Matthew Jouthas is in his final semester at Holy Cross, completing his Master of Divinity in May 2018. He transferred into Hellenic College in his junior year and graduated with a Bachelor of Arts in Religious Studies. Coming from California, Matthew has enjoyed his time at HCHC surrounded by everything Boston has to offer and is looking forward to continuing to serve the Church.
Sermon published with permission of student author.
This past Saturday, our class had a night out for pizza. For those who were able to make it, we enjoyed a variety of pizzas. We ordered a sausage pizza, a buffalo chicken pizza, and there was one we ordered custom… with just about every kind of meat topping you could imagine…there had to be at least eight different toppings on it, you could barely pick it up… I won’t say whose idea it was…
-I bring up this topic of food, since we approach the beginning of Lent this Monday, and the reality of the fast begins to set into our minds. No more gyros, no more buffalo chicken pizza…
-As I was thinking about this, being my final Lent here at Holy Cross, I couldn’t help but reflect on what Saint Basil the Great admonishes us in his homily on Fasting, he says to all of us, “You do not devour meat, but you devour your brother.”
When I think about the past several years here at the school, I recall that:
-I fasted from food, and yet, when other students did not have the same experience as I did at my church back home, I judged them.
-I fasted from food, and yet, as altar captain, when someone in my group asked why we do something a certain way, I shut down the conversation, instead of taking time to explain things after the service.
-I fasted from food, and yet, when mistakes were made at the chant-stands, I got upset, as if I could do better.
-I fasted from food, and yet, when a service ended up being a reader’s service, I contemplated leaving, instead of staying to pray for the School in hopes that the problem would be resolved.
-I fasted from food, and yet, I allowed myself to get into arguments with others about petty things.
-I fasted from food, and yet, the moment I fell into judging someone else, I became no better than the Pharisee which we read about two weeks ago…
-I fasted from food, and yet, I forgot… to love those around me.
- Think about it, Hunger, is that state in which we realize we are dependent upon something else.
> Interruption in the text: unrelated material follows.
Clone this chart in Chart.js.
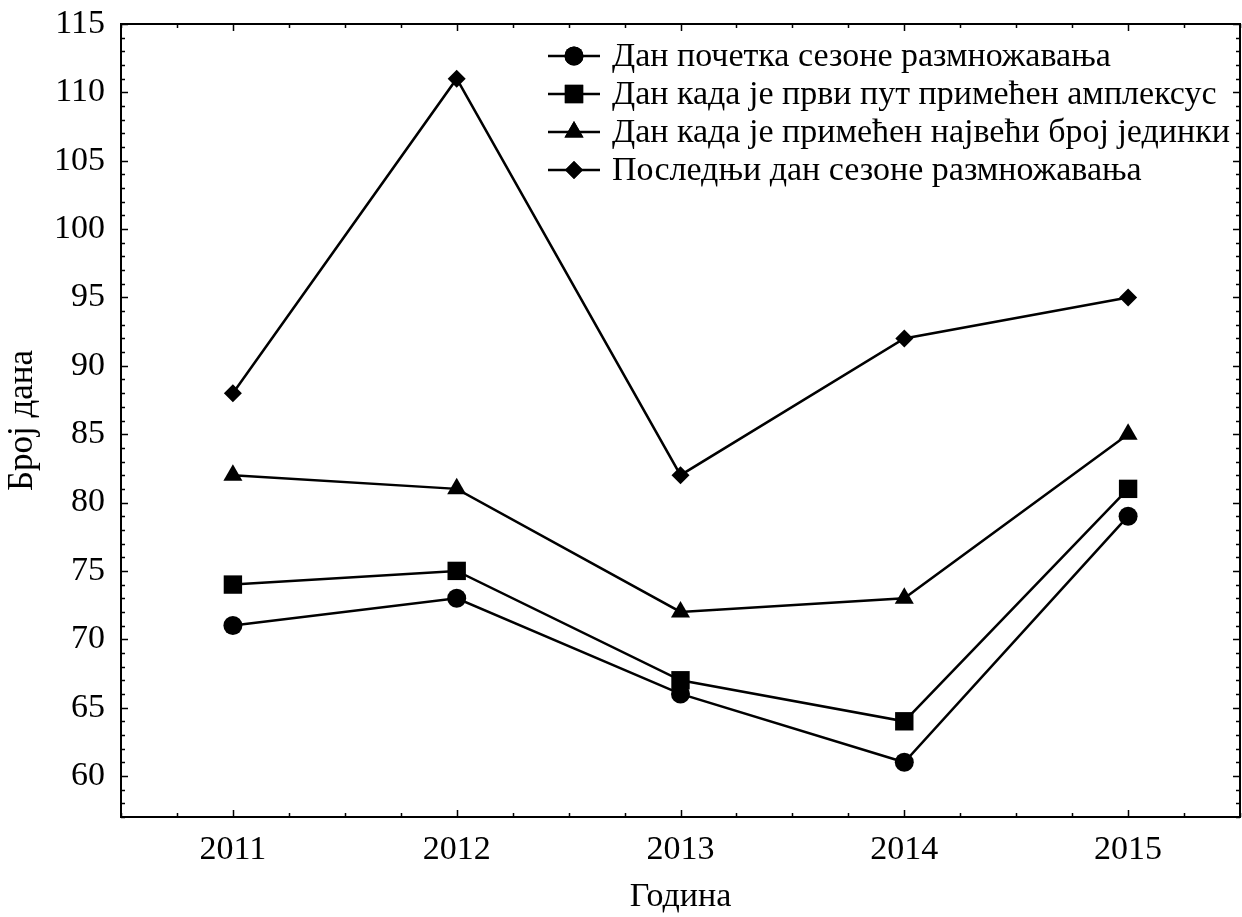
<!DOCTYPE html>
<html>
<head>
<meta charset="utf-8">
<style>
  html, body { margin: 0; padding: 0; background: #fff; }
  canvas { display: block; }
</style>
<script src="https://cdn.jsdelivr.net/npm/chart.js@4/dist/chart.umd.min.js"></script>
</head>
<body>
<canvas id="chart" width="1242" height="917"></canvas>
<script>
const years = [2011, 2012, 2013, 2014, 2015];
const seasonStart = [71, 73, 66, 61, 79];
const firstAmplexus = [74, 75, 67, 64, 81];
const peakCount = [82, 81, 72, 73, 85];
const seasonEnd = [88, 111, 82, 92, 95];

const seriesLabels = [
    "Дан почетка сезоне размножавања",
    "Дан када је први пут примећен амплексус",
    "Дан када је примећен највећи број јединки",
    "Последњи дан сезоне размножавања",
];
const yTickValues = [60, 65, 70, 75, 80, 85, 90, 95, 100, 105, 110, 115];

const FONT = "'Liberation Serif', 'Times New Roman', serif";

const toPoints = (values) => values.map((v, i) => ({ x: years[i], y: v }));

function makeSeries(label, values, style, radius) {
    return {
        label,
        data: toPoints(values),
        borderColor: "#000",
        backgroundColor: "#000",
        borderWidth: 2.5,
        pointStyle: style,
        pointRadius: radius,
        pointHoverRadius: radius,
        pointBorderWidth: 0,
        pointBackgroundColor: "#000",
        tension: 0,
    };
}

// frame and inward ticks on all four sides
const frameTicks = {
    id: "frameTicks",
    afterDraw(chart) {
        const { ctx, chartArea: a, scales } = chart;
        const x = scales.x;
        const y = scales.y;
        ctx.save();
        ctx.strokeStyle = "#000";
        ctx.lineWidth = 2;
        ctx.strokeRect(a.left, a.top, a.right - a.left, a.bottom - a.top);
        ctx.lineWidth = 1.5;
        ctx.beginPath();
        for (let v = Math.ceil(y.min); v <= y.max; v++) {
            const py = Math.round(y.getPixelForValue(v)) + 0.5;
            const len = v % 5 === 0 ? 7 : 4;
            ctx.moveTo(a.left, py);
            ctx.lineTo(a.left + len, py);
            ctx.moveTo(a.right, py);
            ctx.lineTo(a.right - len, py);
        }
        for (let q = Math.ceil(x.min * 4); q <= x.max * 4; q++) {
            const v = q / 4;
            const px = Math.round(x.getPixelForValue(v)) + 0.5;
            const len = q % 4 === 0 ? 7 : 4;
            ctx.moveTo(px, a.bottom);
            ctx.lineTo(px, a.bottom - len);
            ctx.moveTo(px, a.top);
            ctx.lineTo(px, a.top + len);
        }
        ctx.stroke();
        ctx.restore();
    },
};

// legend inside the plot, line + marker + text
const lineLegend = {
    id: "lineLegend",
    afterDraw(chart) {
        const { ctx } = chart;
        const x0 = 548, x1 = 600, tx = 612, top = 56, step = 38;
        ctx.save();
        ctx.font = "34px " + FONT;
        ctx.textBaseline = "middle";
        ctx.fillStyle = "#000";
        chart.data.datasets.forEach((ds, i) => {
            const cy = top + i * step;
            ctx.strokeStyle = "#000";
            ctx.lineWidth = 2.5;
            ctx.beginPath();
            ctx.moveTo(x0, cy);
            ctx.lineTo(x1, cy);
            ctx.stroke();
            Chart.helpers.drawPoint(ctx, {
                pointStyle: ds.pointStyle,
                radius: ds.pointRadius,
                rotation: 0,
                borderWidth: 0,
            }, (x0 + x1) / 2, cy);
            ctx.fillStyle = "#000";
            ctx.fill();
            ctx.fillText(ds.label, tx, cy + 1);
        });
        ctx.restore();
    },
};

new Chart(document.getElementById("chart"), {
    type: "line",
    data: {
        datasets: [
            makeSeries(seriesLabels[0], seasonStart, "circle", 9.5),
            makeSeries(seriesLabels[1], firstAmplexus, "rect", 13),
            makeSeries(seriesLabels[2], peakCount, "triangle", 11),
            makeSeries(seriesLabels[3], seasonEnd, "rectRot", 9),
        ],
    },
    options: {
        responsive: false,
        devicePixelRatio: 1,
        animation: false,
        layout: { autoPadding: false, padding: { top: 24, right: 2, left: 0, bottom: 0 } },
        plugins: { legend: { display: false }, tooltip: { enabled: false } },
        scales: {
            x: {
                type: "linear",
                min: 2010.5,
                max: 2015.5,
                afterBuildTicks: (scale) => { scale.ticks = years.map((v) => ({ value: v })); },
                afterFit: (scale) => {
                    scale.height = 100;
                    scale.paddingLeft = 0;
                    scale.paddingRight = 0;
                },
                grid: { display: false, drawTicks: false },
                border: { display: false },
                ticks: {
                    color: "#000",
                    padding: 13,
                    font: { family: FONT, size: 34 },
                    callback: (v) => String(v),
                },
                title: {
                    display: true,
                    text: "Година",
                    color: "#000",
                    font: { family: FONT, size: 34 },
                    padding: { top: 0, bottom: 0 },
                },
            },
            y: {
                min: 57,
                max: 115,
                afterBuildTicks: (scale) => { scale.ticks = yTickValues.map((v) => ({ value: v })); },
                afterFit: (scale) => {
                    scale.width = 121;
                    scale.paddingTop = 0;
                    scale.paddingBottom = 0;
                },
                grid: { display: false, drawTicks: false },
                border: { display: false },
                ticks: {
                    color: "#000",
                    padding: 16,
                    font: { family: FONT, size: 34 },
                },
                title: {
                    display: true,
                    text: "Број дана",
                    color: "#000",
                    font: { family: FONT, size: 35 },
                    padding: { top: 2, bottom: 0 },
                },
            },
        },
    },
    plugins: [frameTicks, lineLegend],
});
</script>
</body>
</html>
When we urgently realize we need food… kind of like, every time I say the word “pizza”, my classmates want to go out to get some that much more…
- When we are hungry, it is the time when we face the ultimate question, what does my life depend on?
– Adam and Eve chose a life that did not depend on God alone but they chose to live on “bread alone”
–They were given the commandment to fast from the tree of knowledge of good and evil, and they chose to eat from it.
-As a result of not fasting, they lost paradise and their communion with God.
– The hymnology this upcoming weekend focuses on the exile of Adam and Eve from paradise. The hymns are mixed with both great lament having lost paradise, and crying out to God for mercy.
- Some of the hymns also take on a celebratory nature, one of excitement for the “race” that is the fast. One of the hymns of the Orthros chanted in a victorious plagal 1st melody this Sunday says: “The stadium of virtue is now open; those who wish to compete, enter therein, girded for the good contest of Lent”…..wait a minute, the hymns before and after this one are speaking of Adam’s lament for having lost paradise… so there is lament, celebration, lament in that order… How does the Church group together exile from paradise and the excitement for a race??
- Father Alexander Schmemann writes that it is exactly this, χαρμολύπη —“Sad Brightness” – is the sadness of our exile, of the waste I have made of my life and at the same time: the brightness of God’s presence and forgiveness.”
- So it is with this in mind that when we fast, we fast for God’s sake, asking for His help.
- We make our fasting God-centered, not self-centered.
- To make fasting God-centered means that it is not simply the abstaining from certain foods, but also the abstaining from judging others, anger, gossip, and so on
- God-centered fasting means we are careful of not only what we abstain from, but also what we add to our lives…
- As we fast, church services during the week, we add on personal prayer, when we learn of an event, like the high school shooting in Florida that occured just two hours ago…we remember to stop. And pray for those people…
- We add on reading of scripture and the lives of the saints
- We add on taking the time to love one another and the patience to help each-other
- As we abstain from food and vices, we remember to continuously “put on Christ.”
- Why do we fast? Because it is a very strong physical reminder for us to make God a priority in our lives.
- Why do we fast? Because our relationship with God is renewed
- Why do we fast? Because our relationships with other people are deepened by our renewed commitment to God.
- Why do we fast? Because in following the example given to us by Christ, we participate in fulfilling God’s commandment, all the way back in the Garden of Eden…
- When the time comes this Lent that our fasting is being challenged, not just with food but by our relationship with God and everyone around us, let us remember to call out to God in prayer, as the Doxastikon of this Sunday says: “Lord, through fasting make us worthy to worship Your Passion and Your Holy Resurrection.”
We fast, so that by God’s grace we may be made worthy to worship Christ’s Passion, and be able to glorify His Resurrection.